_What to work on_.
Pull every line holding the string "script" from the records below.

_Supplied records_.
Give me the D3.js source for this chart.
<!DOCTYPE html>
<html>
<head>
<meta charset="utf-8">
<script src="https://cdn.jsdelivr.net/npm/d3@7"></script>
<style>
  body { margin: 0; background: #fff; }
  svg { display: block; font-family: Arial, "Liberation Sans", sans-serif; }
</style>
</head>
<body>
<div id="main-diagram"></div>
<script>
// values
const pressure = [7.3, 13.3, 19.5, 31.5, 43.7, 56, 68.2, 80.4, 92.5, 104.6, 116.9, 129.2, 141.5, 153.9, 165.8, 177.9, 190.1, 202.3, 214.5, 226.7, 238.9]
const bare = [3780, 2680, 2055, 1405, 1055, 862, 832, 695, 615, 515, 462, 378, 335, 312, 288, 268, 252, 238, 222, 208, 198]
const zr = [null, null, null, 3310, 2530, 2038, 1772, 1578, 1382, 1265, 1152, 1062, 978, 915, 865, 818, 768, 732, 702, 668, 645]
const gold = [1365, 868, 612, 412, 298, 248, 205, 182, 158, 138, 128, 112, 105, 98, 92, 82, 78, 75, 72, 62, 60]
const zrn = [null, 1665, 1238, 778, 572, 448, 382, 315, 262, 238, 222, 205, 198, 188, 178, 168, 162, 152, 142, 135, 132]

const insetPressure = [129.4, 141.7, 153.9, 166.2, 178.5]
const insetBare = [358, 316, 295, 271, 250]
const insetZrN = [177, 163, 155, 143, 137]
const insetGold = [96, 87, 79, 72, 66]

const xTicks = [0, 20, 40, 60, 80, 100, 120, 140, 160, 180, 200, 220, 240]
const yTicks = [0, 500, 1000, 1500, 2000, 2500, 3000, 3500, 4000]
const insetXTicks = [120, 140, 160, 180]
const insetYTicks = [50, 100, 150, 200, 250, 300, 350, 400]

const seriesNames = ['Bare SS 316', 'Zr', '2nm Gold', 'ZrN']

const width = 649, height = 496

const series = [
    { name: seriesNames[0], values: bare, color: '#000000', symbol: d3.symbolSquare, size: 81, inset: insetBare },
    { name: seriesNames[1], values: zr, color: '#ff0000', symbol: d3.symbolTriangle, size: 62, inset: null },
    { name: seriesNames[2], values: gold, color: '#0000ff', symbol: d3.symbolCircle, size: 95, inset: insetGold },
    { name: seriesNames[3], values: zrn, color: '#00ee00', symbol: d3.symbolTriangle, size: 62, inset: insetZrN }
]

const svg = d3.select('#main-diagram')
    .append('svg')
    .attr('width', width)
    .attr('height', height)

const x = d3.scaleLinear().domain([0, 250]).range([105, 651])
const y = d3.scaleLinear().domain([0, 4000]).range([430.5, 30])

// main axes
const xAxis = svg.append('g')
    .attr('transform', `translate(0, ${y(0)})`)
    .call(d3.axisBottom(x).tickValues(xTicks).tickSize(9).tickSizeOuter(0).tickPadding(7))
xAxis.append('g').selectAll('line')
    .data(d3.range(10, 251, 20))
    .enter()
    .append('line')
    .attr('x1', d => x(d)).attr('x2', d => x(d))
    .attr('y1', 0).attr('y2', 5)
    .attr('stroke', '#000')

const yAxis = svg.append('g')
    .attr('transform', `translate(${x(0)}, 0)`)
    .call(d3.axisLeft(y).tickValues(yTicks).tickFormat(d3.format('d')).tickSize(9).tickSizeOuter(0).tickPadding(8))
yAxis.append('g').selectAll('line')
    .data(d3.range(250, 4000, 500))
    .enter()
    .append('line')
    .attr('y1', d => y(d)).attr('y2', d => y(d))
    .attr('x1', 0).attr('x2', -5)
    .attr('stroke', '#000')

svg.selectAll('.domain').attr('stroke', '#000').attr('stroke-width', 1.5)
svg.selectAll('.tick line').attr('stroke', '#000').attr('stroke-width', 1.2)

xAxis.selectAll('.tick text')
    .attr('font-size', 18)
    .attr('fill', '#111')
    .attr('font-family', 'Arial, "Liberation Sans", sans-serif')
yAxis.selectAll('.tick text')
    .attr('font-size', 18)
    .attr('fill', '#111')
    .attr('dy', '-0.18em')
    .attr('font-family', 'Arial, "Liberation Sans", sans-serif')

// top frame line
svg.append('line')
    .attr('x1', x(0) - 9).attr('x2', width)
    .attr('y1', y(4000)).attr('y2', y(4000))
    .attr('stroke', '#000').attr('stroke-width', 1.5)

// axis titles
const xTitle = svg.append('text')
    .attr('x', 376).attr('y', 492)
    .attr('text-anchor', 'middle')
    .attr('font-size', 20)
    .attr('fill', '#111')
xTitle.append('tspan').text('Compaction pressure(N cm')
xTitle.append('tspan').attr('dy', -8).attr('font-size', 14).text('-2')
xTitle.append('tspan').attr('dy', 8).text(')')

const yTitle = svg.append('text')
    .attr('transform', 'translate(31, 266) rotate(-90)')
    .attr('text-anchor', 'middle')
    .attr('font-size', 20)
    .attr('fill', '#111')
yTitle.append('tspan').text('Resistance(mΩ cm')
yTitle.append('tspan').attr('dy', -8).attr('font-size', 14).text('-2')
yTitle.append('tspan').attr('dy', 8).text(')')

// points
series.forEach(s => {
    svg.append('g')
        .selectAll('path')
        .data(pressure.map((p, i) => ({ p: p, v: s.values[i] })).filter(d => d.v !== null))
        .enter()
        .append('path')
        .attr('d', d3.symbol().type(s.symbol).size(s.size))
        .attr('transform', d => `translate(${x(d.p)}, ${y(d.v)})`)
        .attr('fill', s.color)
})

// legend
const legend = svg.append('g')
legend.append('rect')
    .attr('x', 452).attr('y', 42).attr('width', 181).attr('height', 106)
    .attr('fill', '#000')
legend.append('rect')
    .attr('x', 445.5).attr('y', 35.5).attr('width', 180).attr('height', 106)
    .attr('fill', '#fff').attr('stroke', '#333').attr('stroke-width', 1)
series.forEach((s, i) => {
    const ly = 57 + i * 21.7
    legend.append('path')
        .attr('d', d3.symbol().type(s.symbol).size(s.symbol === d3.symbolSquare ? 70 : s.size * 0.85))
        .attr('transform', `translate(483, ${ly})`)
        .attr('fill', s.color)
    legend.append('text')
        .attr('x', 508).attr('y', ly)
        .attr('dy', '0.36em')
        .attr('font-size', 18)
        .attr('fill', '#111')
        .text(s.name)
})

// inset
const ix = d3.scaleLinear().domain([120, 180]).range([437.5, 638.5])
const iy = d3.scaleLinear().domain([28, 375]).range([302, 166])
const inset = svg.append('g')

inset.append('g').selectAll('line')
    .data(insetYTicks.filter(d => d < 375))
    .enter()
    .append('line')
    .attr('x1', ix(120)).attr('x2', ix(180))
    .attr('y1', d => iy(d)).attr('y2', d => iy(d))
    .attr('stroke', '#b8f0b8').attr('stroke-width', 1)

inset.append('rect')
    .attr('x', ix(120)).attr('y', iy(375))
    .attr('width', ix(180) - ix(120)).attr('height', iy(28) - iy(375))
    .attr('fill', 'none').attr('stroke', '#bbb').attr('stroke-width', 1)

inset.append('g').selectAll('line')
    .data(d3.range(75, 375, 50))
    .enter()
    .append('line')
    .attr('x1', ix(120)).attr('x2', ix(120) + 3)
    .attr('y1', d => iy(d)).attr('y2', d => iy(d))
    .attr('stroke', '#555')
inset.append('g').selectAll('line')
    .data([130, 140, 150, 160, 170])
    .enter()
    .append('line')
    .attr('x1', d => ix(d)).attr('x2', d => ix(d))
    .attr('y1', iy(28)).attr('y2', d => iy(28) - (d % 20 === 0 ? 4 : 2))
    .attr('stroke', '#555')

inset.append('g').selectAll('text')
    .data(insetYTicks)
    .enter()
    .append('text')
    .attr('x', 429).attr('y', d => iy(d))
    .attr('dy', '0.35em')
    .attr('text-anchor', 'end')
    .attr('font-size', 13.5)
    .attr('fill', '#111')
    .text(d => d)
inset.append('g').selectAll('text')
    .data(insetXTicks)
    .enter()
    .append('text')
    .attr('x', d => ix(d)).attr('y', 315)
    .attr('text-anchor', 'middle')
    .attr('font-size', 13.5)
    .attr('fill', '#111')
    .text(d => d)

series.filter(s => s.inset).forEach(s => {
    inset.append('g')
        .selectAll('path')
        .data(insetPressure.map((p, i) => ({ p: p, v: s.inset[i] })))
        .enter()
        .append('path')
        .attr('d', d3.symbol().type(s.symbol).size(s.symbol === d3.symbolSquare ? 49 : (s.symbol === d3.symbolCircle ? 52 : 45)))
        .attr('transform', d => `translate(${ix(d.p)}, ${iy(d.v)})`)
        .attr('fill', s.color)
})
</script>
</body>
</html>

==

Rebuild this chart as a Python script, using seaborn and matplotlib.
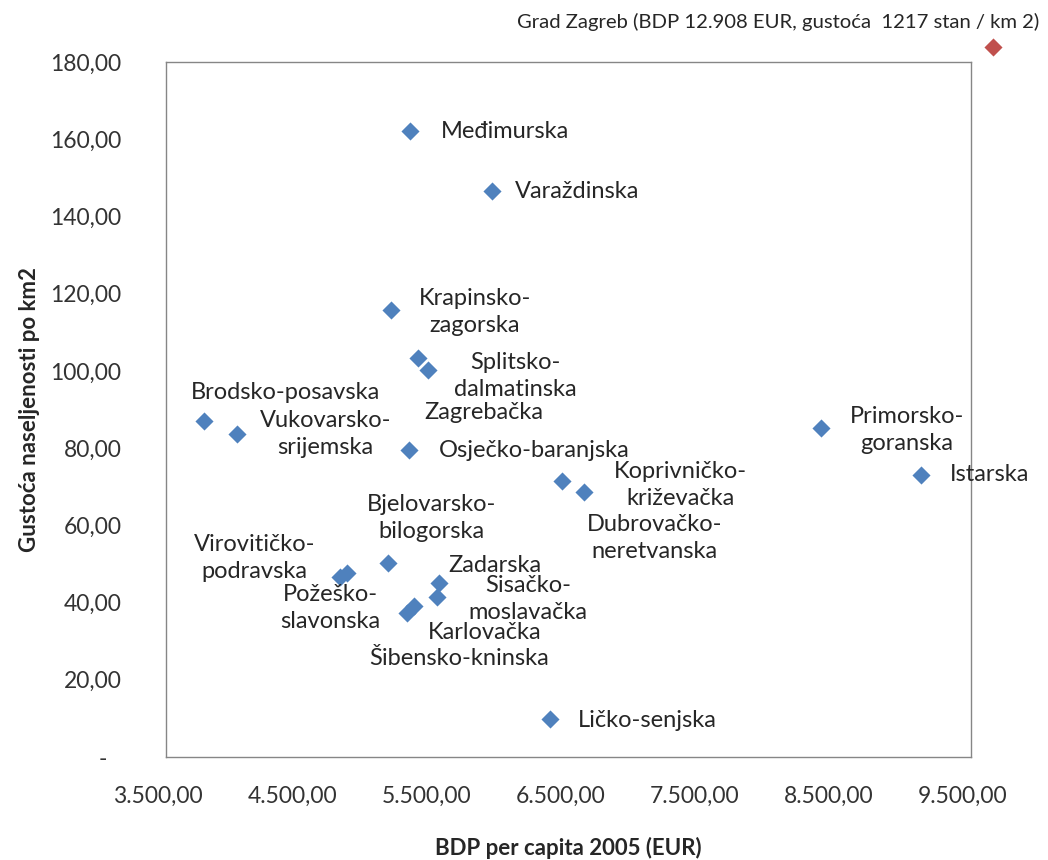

_Solution for this problem_.
<script src="https://cdn.jsdelivr.net/npm/d3@7"></script>
<script>
</script>
Rebuild this chart as a Python script, using seaborn and matplotlib.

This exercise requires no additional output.